The kids category saw 42 participants from the Singapore Canoe Federation’s flagship Kid-in-a-Kayak (KIAK) programme compete in a 4km route.
Minister for Culture, Community and Youth Grace Fu (C) in action during the Singapore Canoe Marathon 2016. Photo: Sport Singapore
Conceptualized to allow children to experience and develop interest in paddle sports from a young age, the KIAK programme was officially launched in October 2015 and runs under the guidance of dedicated coaches.
“Through this programme, we want children to grow to love the sport first and think about competition later. The most important thing is for them to build friendships which will last many years,” said Francis Ng, Singapore Canoe Federation’s vice-president of strategic development.
Ng credited the programme to two-time Hungarian world champion and national head coach Babella Balázs, who shared with the Federation the development of athletes in Hungary.
“We’re trying to replicate some of that over here and we’re very grateful to him for suggesting this to us, as well as to our donors who helped fund us in order to buy our first fleet of customized boats.”
The event was also graced by Minister for Culture, Community and Youth Grace Fu, who took part in the race alongside Team Singapore canoeists Stephenie Chen and Suzanne Seah.

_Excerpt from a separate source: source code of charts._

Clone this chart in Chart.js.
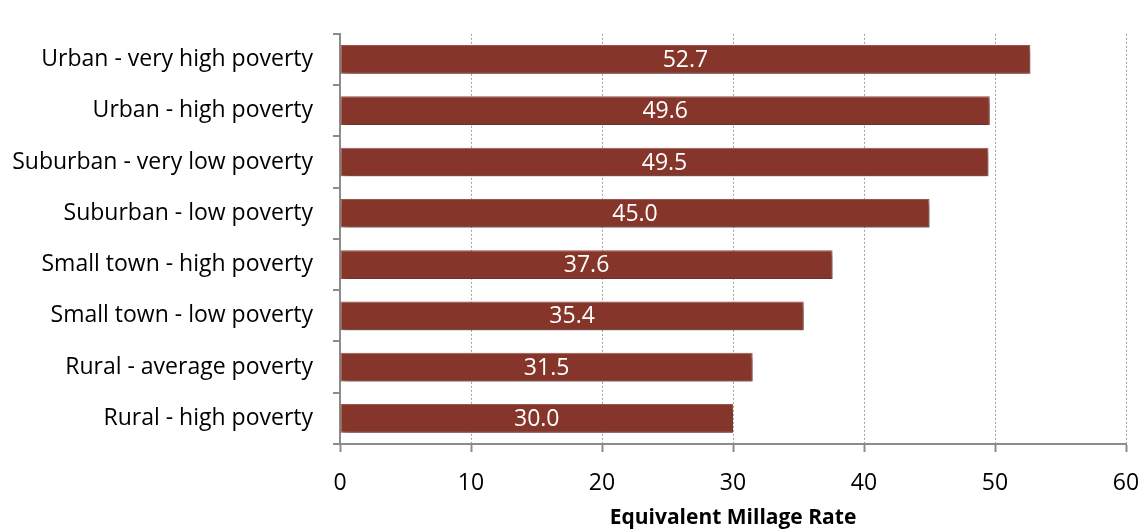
<!DOCTYPE html>
<html>
<head>
<meta charset="utf-8">
<script src="https://cdn.jsdelivr.net/npm/chart.js@4/dist/chart.umd.min.js"></script>
<style>
  html, body { margin: 0; padding: 0; background: #fff; }
  #holder { width: 1146px; height: 531px; }
</style>
</head>
<body>
<div id="holder"><canvas id="chartHolder"></canvas></div>
<script>
const categories = [
  "Urban - very high poverty",
  "Urban - high poverty",
  "Suburban - very low poverty",
  "Suburban - low poverty",
  "Small town - high poverty",
  "Small town - low poverty",
  "Rural - average poverty",
  "Rural - high poverty"
];
const rates = [52.7, 49.6, 49.5, 45.0, 37.6, 35.4, 31.5, 30.0];
const xTicks = [0, 10, 20, 30, 40, 50, 60];

const FONT = "'Open Sans', sans-serif";
const chartHolder = document.getElementById("chartHolder");

// drop shadow under the bars, then the value written in the middle of each bar
const barShadow = {
  id: "barShadow",
  beforeDatasetsDraw(chart) {
    const ctx = chart.ctx;
    ctx.save();
    ctx.shadowColor = "rgba(0,0,0,0.45)";
    ctx.shadowBlur = 6;
    ctx.shadowOffsetX = 2;
    ctx.shadowOffsetY = 4;
  },
  afterDatasetsDraw(chart) {
    const ctx = chart.ctx;
    ctx.restore();
    ctx.save();
    ctx.fillStyle = "#ffffff";
    ctx.font = "23px " + FONT;
    ctx.textAlign = "center";
    ctx.textBaseline = "middle";
    chart.getDatasetMeta(0).data.forEach((bar, i) => {
      const mid = (bar.x + bar.base) / 2;
      ctx.fillText(rates[i].toFixed(1), mid, bar.y + 1);
    });
    ctx.restore();
  }
};

new Chart(chartHolder, {
  type: "bar",
  data: {
    labels: categories,
    datasets: [{
      data: rates,
      backgroundColor: "#86352a",
      borderColor: "#a2584c",
      borderWidth: 1,
      borderSkipped: false,
      categoryPercentage: 0.56,
      barPercentage: 1
    }]
  },
  options: {
    indexAxis: "y",
    responsive: true,
    maintainAspectRatio: false,
    animation: false,
    layout: { padding: { top: 12, right: 20, left: 0, bottom: 0 } },
    plugins: {
      legend: { display: false },
      tooltip: { enabled: false }
    },
    scales: {
      x: {
        min: 0,
        max: 60,
        afterBuildTicks: scale => { scale.ticks = xTicks.map(v => ({ value: v })); },
        afterFit: scale => {
          scale.height = 87;
          scale.paddingLeft = 0;
          scale.paddingRight = 0;
        },
        grid: {
          color: "#a0a0a0",
          lineWidth: 1,
          tickBorderDash: [],
          tickColor: "#8c8c8c",
          tickLength: 8,
          tickWidth: 2
        },
        border: { color: "#8c8c8c", width: 2, dash: [2, 2] },
        ticks: {
          color: "#000",
          font: { family: FONT, size: 23 },
          padding: 18,
          maxRotation: 0
        },
        title: {
          display: true,
          text: "Equivalent Millage Rate",
          color: "#000",
          font: { family: FONT, size: 21, weight: "bold" },
          padding: { top: 0, bottom: 0 }
        }
      },
      y: {
        afterFit: scale => { scale.width = 340; },
        grid: {
          offset: true,
          drawOnChartArea: false,
          color: "#8c8c8c",
          tickLength: 7,
          lineWidth: 2
        },
        border: { color: "#8c8c8c", width: 2 },
        ticks: {
          color: "#000",
          font: { family: FONT, size: 23 },
          padding: 20
        }
      }
    }
  },
  plugins: [barShadow]
});
</script>
</body>
</html>
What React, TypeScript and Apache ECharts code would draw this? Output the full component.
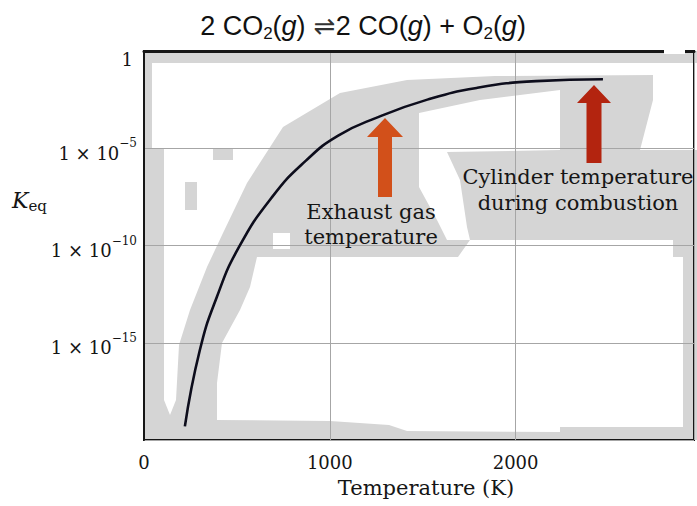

Children attend a safety brief before participating in the Singapore Canoe Marathon 2016. Photo: Sport Singapore
“Having such events is good for the development and growth of the sport, and we’re glad to have a dedicated pool of staff and volunteers helping us,” said Singapore Canoe Federation president Yip Kwan Guan, who was pleased with the turnout.
“Hopefully one day we will be able to run it like the Standard Chartered Marathon, which is a bit far-fetched now, but we’ll definitely work towards it,” laughed Yip.
Tan Cheng Hui, one of the oldest participants at 61-years-old, was taking part in his third marathon this year and was heartened by the Federation’s plans to develop the young.
“It’s good to let the young ones try their hands out at the sport,” said Tan.
“Having them participate together with us is good because old people like us can help and guide them along.”